### Data provided
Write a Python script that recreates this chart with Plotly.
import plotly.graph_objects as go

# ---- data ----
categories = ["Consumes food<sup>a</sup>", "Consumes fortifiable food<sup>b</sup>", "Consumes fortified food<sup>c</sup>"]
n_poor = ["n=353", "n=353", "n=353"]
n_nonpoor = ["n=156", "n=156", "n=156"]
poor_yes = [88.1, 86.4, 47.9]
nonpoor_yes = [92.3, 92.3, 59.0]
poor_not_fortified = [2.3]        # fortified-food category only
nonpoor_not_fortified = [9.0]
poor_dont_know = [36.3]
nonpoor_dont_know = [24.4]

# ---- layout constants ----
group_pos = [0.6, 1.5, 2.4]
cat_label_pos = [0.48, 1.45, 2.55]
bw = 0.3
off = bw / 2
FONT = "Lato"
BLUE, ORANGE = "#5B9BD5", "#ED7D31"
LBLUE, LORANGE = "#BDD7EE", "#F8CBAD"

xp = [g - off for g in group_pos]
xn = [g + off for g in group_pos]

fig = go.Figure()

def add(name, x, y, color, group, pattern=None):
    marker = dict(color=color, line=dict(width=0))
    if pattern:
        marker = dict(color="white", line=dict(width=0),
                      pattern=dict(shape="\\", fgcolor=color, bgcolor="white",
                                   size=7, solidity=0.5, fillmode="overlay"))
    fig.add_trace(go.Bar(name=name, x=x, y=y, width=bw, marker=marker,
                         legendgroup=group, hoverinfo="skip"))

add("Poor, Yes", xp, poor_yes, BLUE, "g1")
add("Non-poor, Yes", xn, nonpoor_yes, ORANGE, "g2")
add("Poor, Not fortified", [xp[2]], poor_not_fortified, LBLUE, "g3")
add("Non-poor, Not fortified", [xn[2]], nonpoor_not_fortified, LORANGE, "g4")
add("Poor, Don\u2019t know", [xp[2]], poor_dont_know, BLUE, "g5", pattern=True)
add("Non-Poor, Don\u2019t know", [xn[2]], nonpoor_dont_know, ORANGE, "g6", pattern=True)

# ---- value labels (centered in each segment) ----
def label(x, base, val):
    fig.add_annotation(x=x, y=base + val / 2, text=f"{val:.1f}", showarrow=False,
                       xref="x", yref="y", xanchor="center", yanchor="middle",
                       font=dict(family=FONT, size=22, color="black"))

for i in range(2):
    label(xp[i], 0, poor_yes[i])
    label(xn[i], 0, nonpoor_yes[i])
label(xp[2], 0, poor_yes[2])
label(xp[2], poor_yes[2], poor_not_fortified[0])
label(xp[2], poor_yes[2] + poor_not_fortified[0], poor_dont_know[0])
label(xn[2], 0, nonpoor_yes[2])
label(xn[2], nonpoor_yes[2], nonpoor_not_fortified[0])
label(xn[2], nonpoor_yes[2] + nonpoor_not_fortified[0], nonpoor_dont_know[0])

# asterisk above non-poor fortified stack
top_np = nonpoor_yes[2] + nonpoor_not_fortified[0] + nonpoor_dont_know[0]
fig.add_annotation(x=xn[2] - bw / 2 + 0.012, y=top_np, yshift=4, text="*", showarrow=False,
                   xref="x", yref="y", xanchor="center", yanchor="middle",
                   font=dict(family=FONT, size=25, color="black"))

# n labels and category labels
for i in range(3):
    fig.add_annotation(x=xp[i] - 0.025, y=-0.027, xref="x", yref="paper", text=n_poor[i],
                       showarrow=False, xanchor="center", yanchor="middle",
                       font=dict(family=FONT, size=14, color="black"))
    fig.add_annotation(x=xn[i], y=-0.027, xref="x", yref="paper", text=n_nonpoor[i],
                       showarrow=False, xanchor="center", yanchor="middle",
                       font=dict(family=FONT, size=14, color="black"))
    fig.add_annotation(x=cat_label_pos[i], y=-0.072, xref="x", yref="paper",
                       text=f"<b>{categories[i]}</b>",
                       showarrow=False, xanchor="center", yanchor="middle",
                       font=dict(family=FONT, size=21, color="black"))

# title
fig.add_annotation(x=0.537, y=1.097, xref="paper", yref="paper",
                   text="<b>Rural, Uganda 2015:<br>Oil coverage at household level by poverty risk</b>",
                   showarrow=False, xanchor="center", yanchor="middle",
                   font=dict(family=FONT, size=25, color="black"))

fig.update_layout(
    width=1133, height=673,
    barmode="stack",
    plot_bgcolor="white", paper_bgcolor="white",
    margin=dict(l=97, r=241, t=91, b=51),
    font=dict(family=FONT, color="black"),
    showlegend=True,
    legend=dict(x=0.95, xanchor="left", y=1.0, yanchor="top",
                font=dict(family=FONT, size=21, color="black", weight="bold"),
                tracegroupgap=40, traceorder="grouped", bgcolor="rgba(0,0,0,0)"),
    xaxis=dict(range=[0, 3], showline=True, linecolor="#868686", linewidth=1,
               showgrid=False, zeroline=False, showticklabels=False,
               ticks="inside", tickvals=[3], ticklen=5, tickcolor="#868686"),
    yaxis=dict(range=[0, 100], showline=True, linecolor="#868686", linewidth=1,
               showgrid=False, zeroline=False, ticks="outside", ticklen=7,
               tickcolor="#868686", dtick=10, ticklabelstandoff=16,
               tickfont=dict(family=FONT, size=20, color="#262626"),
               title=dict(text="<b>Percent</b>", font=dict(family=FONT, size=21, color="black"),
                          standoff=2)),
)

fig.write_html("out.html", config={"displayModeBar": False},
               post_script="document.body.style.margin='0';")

### Written request
Return the listing above in its exact form.

### Final result
Write a Python script that recreates this chart with Plotly.
import plotly.graph_objects as go

# ---- data ----
categories = ["Consumes food<sup>a</sup>", "Consumes fortifiable food<sup>b</sup>", "Consumes fortified food<sup>c</sup>"]
n_poor = ["n=353", "n=353", "n=353"]
n_nonpoor = ["n=156", "n=156", "n=156"]
poor_yes = [88.1, 86.4, 47.9]
nonpoor_yes = [92.3, 92.3, 59.0]
poor_not_fortified = [2.3]        # fortified-food category only
nonpoor_not_fortified = [9.0]
poor_dont_know = [36.3]
nonpoor_dont_know = [24.4]

# ---- layout constants ----
group_pos = [0.6, 1.5, 2.4]
cat_label_pos = [0.48, 1.45, 2.55]
bw = 0.3
off = bw / 2
FONT = "Lato"
BLUE, ORANGE = "#5B9BD5", "#ED7D31"
LBLUE, LORANGE = "#BDD7EE", "#F8CBAD"

xp = [g - off for g in group_pos]
xn = [g + off for g in group_pos]

fig = go.Figure()

def add(name, x, y, color, group, pattern=None):
    marker = dict(color=color, line=dict(width=0))
    if pattern:
        marker = dict(color="white", line=dict(width=0),
                      pattern=dict(shape="\\", fgcolor=color, bgcolor="white",
                                   size=7, solidity=0.5, fillmode="overlay"))
    fig.add_trace(go.Bar(name=name, x=x, y=y, width=bw, marker=marker,
                         legendgroup=group, hoverinfo="skip"))

add("Poor, Yes", xp, poor_yes, BLUE, "g1")
add("Non-poor, Yes", xn, nonpoor_yes, ORANGE, "g2")
add("Poor, Not fortified", [xp[2]], poor_not_fortified, LBLUE, "g3")
add("Non-poor, Not fortified", [xn[2]], nonpoor_not_fortified, LORANGE, "g4")
add("Poor, Don\u2019t know", [xp[2]], poor_dont_know, BLUE, "g5", pattern=True)
add("Non-Poor, Don\u2019t know", [xn[2]], nonpoor_dont_know, ORANGE, "g6", pattern=True)

# ---- value labels (centered in each segment) ----
def label(x, base, val):
    fig.add_annotation(x=x, y=base + val / 2, text=f"{val:.1f}", showarrow=False,
                       xref="x", yref="y", xanchor="center", yanchor="middle",
                       font=dict(family=FONT, size=22, color="black"))

for i in range(2):
    label(xp[i], 0, poor_yes[i])
    label(xn[i], 0, nonpoor_yes[i])
label(xp[2], 0, poor_yes[2])
label(xp[2], poor_yes[2], poor_not_fortified[0])
label(xp[2], poor_yes[2] + poor_not_fortified[0], poor_dont_know[0])
label(xn[2], 0, nonpoor_yes[2])
label(xn[2], nonpoor_yes[2], nonpoor_not_fortified[0])
label(xn[2], nonpoor_yes[2] + nonpoor_not_fortified[0], nonpoor_dont_know[0])

# asterisk above non-poor fortified stack
top_np = nonpoor_yes[2] + nonpoor_not_fortified[0] + nonpoor_dont_know[0]
fig.add_annotation(x=xn[2] - bw / 2 + 0.012, y=top_np, yshift=4, text="*", showarrow=False,
                   xref="x", yref="y", xanchor="center", yanchor="middle",
                   font=dict(family=FONT, size=25, color="black"))

# n labels and category labels
for i in range(3):
    fig.add_annotation(x=xp[i] - 0.025, y=-0.027, xref="x", yref="paper", text=n_poor[i],
                       showarrow=False, xanchor="center", yanchor="middle",
                       font=dict(family=FONT, size=14, color="black"))
    fig.add_annotation(x=xn[i], y=-0.027, xref="x", yref="paper", text=n_nonpoor[i],
                       showarrow=False, xanchor="center", yanchor="middle",
                       font=dict(family=FONT, size=14, color="black"))
    fig.add_annotation(x=cat_label_pos[i], y=-0.072, xref="x", yref="paper",
                       text=f"<b>{categories[i]}</b>",
                       showarrow=False, xanchor="center", yanchor="middle",
                       font=dict(family=FONT, size=21, color="black"))

# title
fig.add_annotation(x=0.537, y=1.097, xref="paper", yref="paper",
                   text="<b>Rural, Uganda 2015:<br>Oil coverage at household level by poverty risk</b>",
                   showarrow=False, xanchor="center", yanchor="middle",
                   font=dict(family=FONT, size=25, color="black"))

fig.update_layout(
    width=1133, height=673,
    barmode="stack",
    plot_bgcolor="white", paper_bgcolor="white",
    margin=dict(l=97, r=241, t=91, b=51),
    font=dict(family=FONT, color="black"),
    showlegend=True,
    legend=dict(x=0.95, xanchor="left", y=1.0, yanchor="top",
                font=dict(family=FONT, size=21, color="black", weight="bold"),
                tracegroupgap=40, traceorder="grouped", bgcolor="rgba(0,0,0,0)"),
    xaxis=dict(range=[0, 3], showline=True, linecolor="#868686", linewidth=1,
               showgrid=False, zeroline=False, showticklabels=False,
               ticks="inside", tickvals=[3], ticklen=5, tickcolor="#868686"),
    yaxis=dict(range=[0, 100], showline=True, linecolor="#868686", linewidth=1,
               showgrid=False, zeroline=False, ticks="outside", ticklen=7,
               tickcolor="#868686", dtick=10, ticklabelstandoff=16,
               tickfont=dict(family=FONT, size=20, color="#262626"),
               title=dict(text="<b>Percent</b>", font=dict(family=FONT, size=21, color="black"),
                          standoff=2)),
)

fig.write_html("out.html", config={"displayModeBar": False},
               post_script="document.body.style.margin='0';")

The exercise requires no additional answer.